Information shown:
^^^^^^^^
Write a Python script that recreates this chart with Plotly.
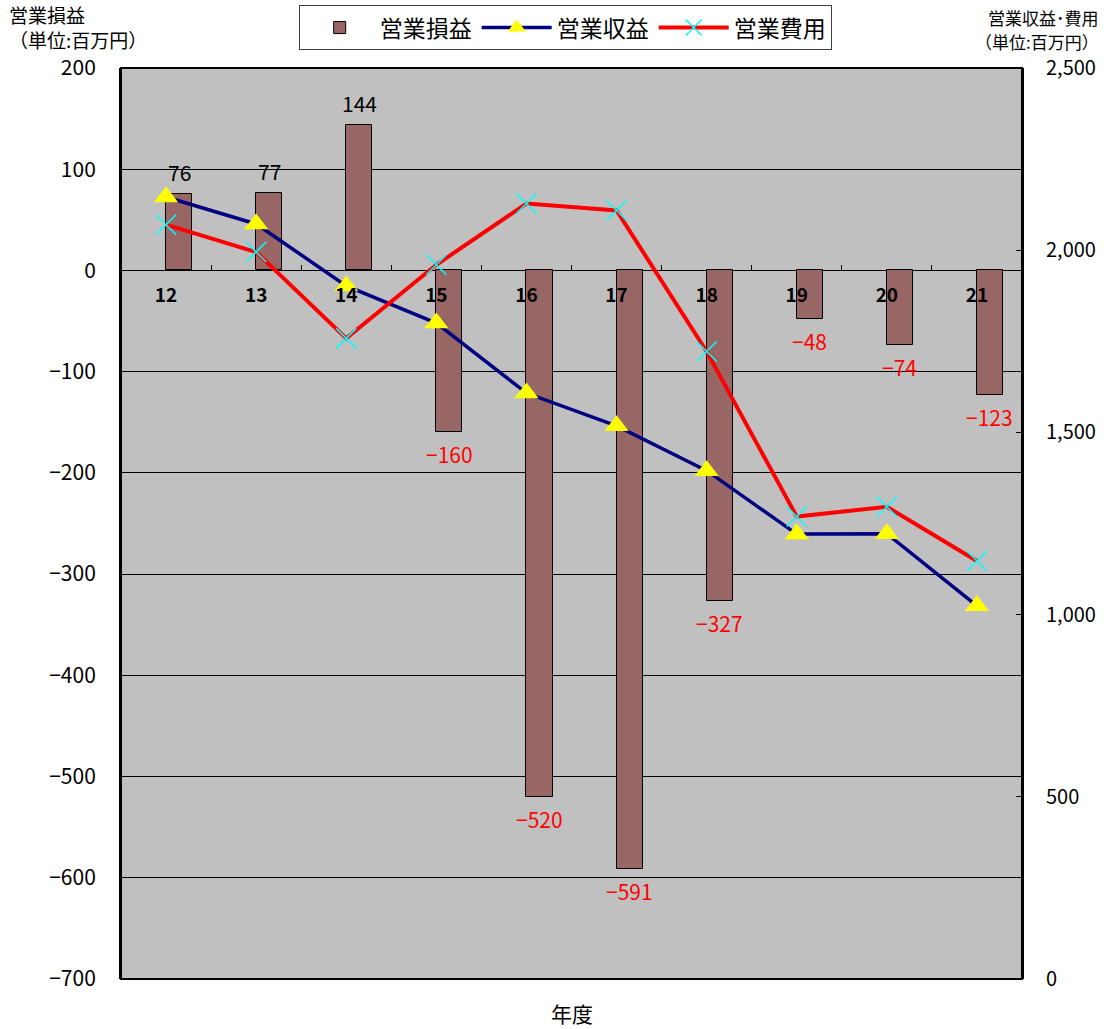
import plotly.graph_objects as go

categories = ["12", "13", "14", "15", "16", "17", "18", "19", "20", "21"]
profit = [76, 77, 144, -160, -520, -591, -327, -48, -74, -123]
revenue = [2146, 2072, 1902, 1800, 1608, 1518, 1395, 1221, 1222, 1024]
expense = [2070, 1995, 1758, 1960, 2128, 2109, 1722, 1269, 1296, 1147]

FONT = "Noto Sans CJK JP"

fig = go.Figure()

fig.add_trace(go.Bar(
    x=categories, y=profit, name="営業損益",
    xaxis="x", yaxis="y",
    offset=0, width=0.29,
    marker=dict(color="#996666", line=dict(color="black", width=1)),
))

fig.add_trace(go.Scatter(
    x=categories, y=revenue, name="営業収益",
    xaxis="x", yaxis="y2", mode="lines+markers",
    line=dict(color="#000080", width=3.5),
    marker=dict(symbol="triangle-up", size=21, color="#FFFF00", line=dict(width=0)),
))

fig.add_trace(go.Scatter(
    x=categories, y=expense, name="営業費用",
    xaxis="x", yaxis="y2", mode="lines+markers",
    line=dict(color="#FF0000", width=4),
    marker=dict(symbol="x-thin", size=20, color="#00FFFF",
                line=dict(color="#00FFFF", width=1.5)),
))

# data labels for bars (x given as category index)
for i, v in enumerate(profit):
    fig.add_annotation(
        x=i, y=v, xref="x", yref="y",
        text=str(v).replace("-", "−"),
        showarrow=False, xshift=13, yshift=22 if v >= 0 else -22,
        yanchor="middle", xanchor="center",
        font=dict(family=FONT, size=21, color="black" if v >= 0 else "#FF0000"),
    )

# axis unit titles
left_title = ["営業損益", "（単位:百万円）"]
right_title = ["営業収益･費用", "（単位:百万円）"]
for txt, ys in zip(left_title, [54, 29]):
    fig.add_annotation(
        x=-0.125, y=1.0, xref="paper", yref="paper", yanchor="middle", xanchor="left",
        yshift=ys, showarrow=False, text=txt, borderpad=0,
        font=dict(family=FONT, size=19, color="black"),
    )
for txt, ys in zip(right_title, [51, 27]):
    fig.add_annotation(
        x=1.0866, y=1.0, xref="paper", yref="paper", yanchor="middle", xanchor="right",
        yshift=ys, showarrow=False, text=txt, borderpad=0,
        font=dict(family=FONT, size=17, color="black"),
    )
# x axis title
fig.add_annotation(
    x=0.5, y=0, xref="paper", yref="paper", yanchor="middle", xanchor="center",
    yshift=-34, showarrow=False, text="年度", borderpad=0,
    font=dict(family=FONT, size=21, color="black"),
)

# plot-area border
fig.add_shape(type="rect", xref="paper", yref="paper", x0=0, x1=1, y0=0, y1=1,
              line=dict(color="black", width=2), layer="above")

fig.update_layout(
    width=1109, height=1029,
    margin=dict(l=121, r=87, t=68, b=50, autoexpand=False),
    paper_bgcolor="white",
    plot_bgcolor="#C0C0C0",
    font=dict(family=FONT, color="black"),
    showlegend=True,
    legend=dict(
        orientation="h", x=0.493, xanchor="center", y=1.069, yanchor="top",
        bgcolor="white", bordercolor="#404040", borderwidth=1,
        font=dict(family=FONT, size=23, color="black"),
        traceorder="normal", itemwidth=70,
    ),
    bargap=0,
    xaxis=dict(
        type="category", categoryorder="array", categoryarray=categories,
        range=[-0.5, 9.5], anchor="free", position=700 / 900,
        side="bottom", showgrid=False, showline=False, zeroline=False,
        ticks="inside", tickson="boundaries", ticklen=5, tickcolor="black", tickwidth=1,
        tickfont=dict(family=FONT, size=19, color="black", weight="bold"),
        ticklabelstandoff=12,
    ),
    yaxis=dict(
        range=[-700, 200], dtick=100, tick0=0,
        showgrid=True, gridcolor="black", gridwidth=1,
        zeroline=True, zerolinecolor="black", zerolinewidth=1,
        showline=True, linecolor="black", linewidth=2,
        ticks="", tickfont=dict(family=FONT, size=21, color="black"),
        ticklabelstandoff=19,
    ),
    yaxis2=dict(
        range=[0, 2500], dtick=500, tick0=0, tickformat=",",
        overlaying="y", side="right", anchor="x",
        showgrid=False, zeroline=False,
        showline=True, linecolor="black", linewidth=2,
        ticks="inside", ticklen=6, tickcolor="black",
        tickfont=dict(family=FONT, size=20, color="black"),
        ticklabelstandoff=18,
    ),
)

fig.write_html(
    "out.html",
    config={"displayModeBar": False},
    post_script="document.body.style.margin='0';document.body.style.overflow='hidden';",
)
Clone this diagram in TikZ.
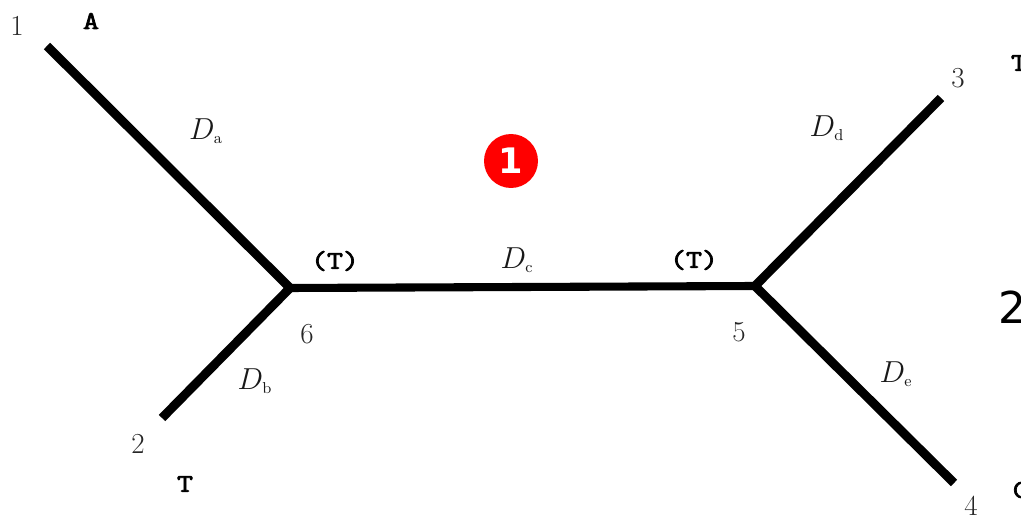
^^^^^^^^
Description of the task: Transcribe the material exactly, and leave out whatever pictures it holds.

Expected answer:
Write a Python script that recreates this chart with Plotly.
import plotly.graph_objects as go

categories = ["12", "13", "14", "15", "16", "17", "18", "19", "20", "21"]
profit = [76, 77, 144, -160, -520, -591, -327, -48, -74, -123]
revenue = [2146, 2072, 1902, 1800, 1608, 1518, 1395, 1221, 1222, 1024]
expense = [2070, 1995, 1758, 1960, 2128, 2109, 1722, 1269, 1296, 1147]

FONT = "Noto Sans CJK JP"

fig = go.Figure()

fig.add_trace(go.Bar(
    x=categories, y=profit, name="営業損益",
    xaxis="x", yaxis="y",
    offset=0, width=0.29,
    marker=dict(color="#996666", line=dict(color="black", width=1)),
))

fig.add_trace(go.Scatter(
    x=categories, y=revenue, name="営業収益",
    xaxis="x", yaxis="y2", mode="lines+markers",
    line=dict(color="#000080", width=3.5),
    marker=dict(symbol="triangle-up", size=21, color="#FFFF00", line=dict(width=0)),
))

fig.add_trace(go.Scatter(
    x=categories, y=expense, name="営業費用",
    xaxis="x", yaxis="y2", mode="lines+markers",
    line=dict(color="#FF0000", width=4),
    marker=dict(symbol="x-thin", size=20, color="#00FFFF",
                line=dict(color="#00FFFF", width=1.5)),
))

# data labels for bars (x given as category index)
for i, v in enumerate(profit):
    fig.add_annotation(
        x=i, y=v, xref="x", yref="y",
        text=str(v).replace("-", "−"),
        showarrow=False, xshift=13, yshift=22 if v >= 0 else -22,
        yanchor="middle", xanchor="center",
        font=dict(family=FONT, size=21, color="black" if v >= 0 else "#FF0000"),
    )

# axis unit titles
left_title = ["営業損益", "（単位:百万円）"]
right_title = ["営業収益･費用", "（単位:百万円）"]
for txt, ys in zip(left_title, [54, 29]):
    fig.add_annotation(
        x=-0.125, y=1.0, xref="paper", yref="paper", yanchor="middle", xanchor="left",
        yshift=ys, showarrow=False, text=txt, borderpad=0,
        font=dict(family=FONT, size=19, color="black"),
    )
for txt, ys in zip(right_title, [51, 27]):
    fig.add_annotation(
        x=1.0866, y=1.0, xref="paper", yref="paper", yanchor="middle", xanchor="right",
        yshift=ys, showarrow=False, text=txt, borderpad=0,
        font=dict(family=FONT, size=17, color="black"),
    )
# x axis title
fig.add_annotation(
    x=0.5, y=0, xref="paper", yref="paper", yanchor="middle", xanchor="center",
    yshift=-34, showarrow=False, text="年度", borderpad=0,
    font=dict(family=FONT, size=21, color="black"),
)

# plot-area border
fig.add_shape(type="rect", xref="paper", yref="paper", x0=0, x1=1, y0=0, y1=1,
              line=dict(color="black", width=2), layer="above")

fig.update_layout(
    width=1109, height=1029,
    margin=dict(l=121, r=87, t=68, b=50, autoexpand=False),
    paper_bgcolor="white",
    plot_bgcolor="#C0C0C0",
    font=dict(family=FONT, color="black"),
    showlegend=True,
    legend=dict(
        orientation="h", x=0.493, xanchor="center", y=1.069, yanchor="top",
        bgcolor="white", bordercolor="#404040", borderwidth=1,
        font=dict(family=FONT, size=23, color="black"),
        traceorder="normal", itemwidth=70,
    ),
    bargap=0,
    xaxis=dict(
        type="category", categoryorder="array", categoryarray=categories,
        range=[-0.5, 9.5], anchor="free", position=700 / 900,
        side="bottom", showgrid=False, showline=False, zeroline=False,
        ticks="inside", tickson="boundaries", ticklen=5, tickcolor="black", tickwidth=1,
        tickfont=dict(family=FONT, size=19, color="black", weight="bold"),
        ticklabelstandoff=12,
    ),
    yaxis=dict(
        range=[-700, 200], dtick=100, tick0=0,
        showgrid=True, gridcolor="black", gridwidth=1,
        zeroline=True, zerolinecolor="black", zerolinewidth=1,
        showline=True, linecolor="black", linewidth=2,
        ticks="", tickfont=dict(family=FONT, size=21, color="black"),
        ticklabelstandoff=19,
    ),
    yaxis2=dict(
        range=[0, 2500], dtick=500, tick0=0, tickformat=",",
        overlaying="y", side="right", anchor="x",
        showgrid=False, zeroline=False,
        showline=True, linecolor="black", linewidth=2,
        ticks="inside", ticklen=6, tickcolor="black",
        tickfont=dict(family=FONT, size=20, color="black"),
        ticklabelstandoff=18,
    ),
)

fig.write_html(
    "out.html",
    config={"displayModeBar": False},
    post_script="document.body.style.margin='0';document.body.style.overflow='hidden';",
)
Clone this diagram in TikZ.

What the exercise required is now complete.